Abraham Lincoln enunciated the North’s position on “slavery agitation” in his 1858 debates with Stephen Douglas. Then between Lincoln’s November 1860 election and his March 1861 inauguration as president, seven states seceded. (Maryland planned to join them.) The following year, Lincoln issued the Emancipation Proclamation.

Confederate activities in Cumberland and Maryland and oppression under Union occupation come home in The McKaig Journal.

Public interest surrounded the 1984 publication of this Civil War-era diary. Now just one generation past, the Journal is forgotten, and our Civil War heritage is maligned. Perhaps The McKaig Journal should be required reading in Allegany County schools.

Cumberland’s place in the Civil War is certain to fascinate any history teacher. Students might engage in thoughtful discussion about ancestors who could have been among the 800-or-so slaves in Allegany County, or who might have fought either with the North or South in the Battle between the States.

Published by the Allegany County Historical Society, with a grant from the 350th Maryland Birthday Committee, The McKaig Journal was penned between 1851 and 1866 by Priscilla Beall McKaig and her husband, Cumberland businessman William Wallace McKaig.

In the introduction, Michael Mudge recounts events that escalated, after the April 12, 1861 battle at Fort Sumter, to poise Maryland to secede in September. Leading the delegation in that direction (until his arrest by Union troops in Cumberland on August 26) was Mrs. McKaig’s brother-in-law, State Senator Thomas Jefferson McKaig.


President Lincoln squelched Maryland’s secession, because it endangered the federal capital. On September 11, he ordered all the legislators’ arrests.

Mudge elucidates President Lincoln’s decision to station up to 8,000 federal troops at Campobello (the site of Allegany High School) on June 8, 1861, and to put the entire state under martial law.

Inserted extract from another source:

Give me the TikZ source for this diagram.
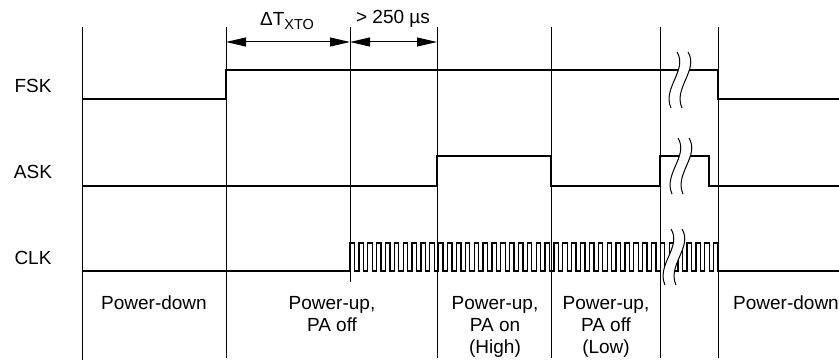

Mrs. McKaig, who had two sons Confederate officers and another a prisoner of war, was banished from town for three months. The “underground railroad” that passed through our countryside went above board, as slave catchers in Cumberland lost their jobs, and Negro house servants and farm workers fled freely to Pennsylvania.

Communications went underground, as “ladies whose hearts were with the South” operated a secret Confederate post office in the rear of a store on Baltimore Street. They also donated money and provisions to Confederate soldiers who were on their way to prison in Ohio.

Mudge mentions Constance Cary, who left Cumberland prior to the occupation to go to the estate of her grandmother, Lady Fairfax, in Alexandria. Her two cousins, who faced arrest in Baltimore, joined her there. The trio was popular in Richmond for singing “My Maryland,” which memorializes the first Confederate blood shed in the streets of Baltimore on April 19, 1861.

Mudge writes of the Cary cousins: “upon the (Confederate) War Department’s approval of the design by General Pierre G. T. Beauregard, these three Maryland belles completed the first three Confederate battle flags.” Beauregard was one of three Confederate generals to receive them.

While Allegany County filled Union ranks, as well, Mudge notes, its sympathies were Confederate. Let’s know and honor our heritage.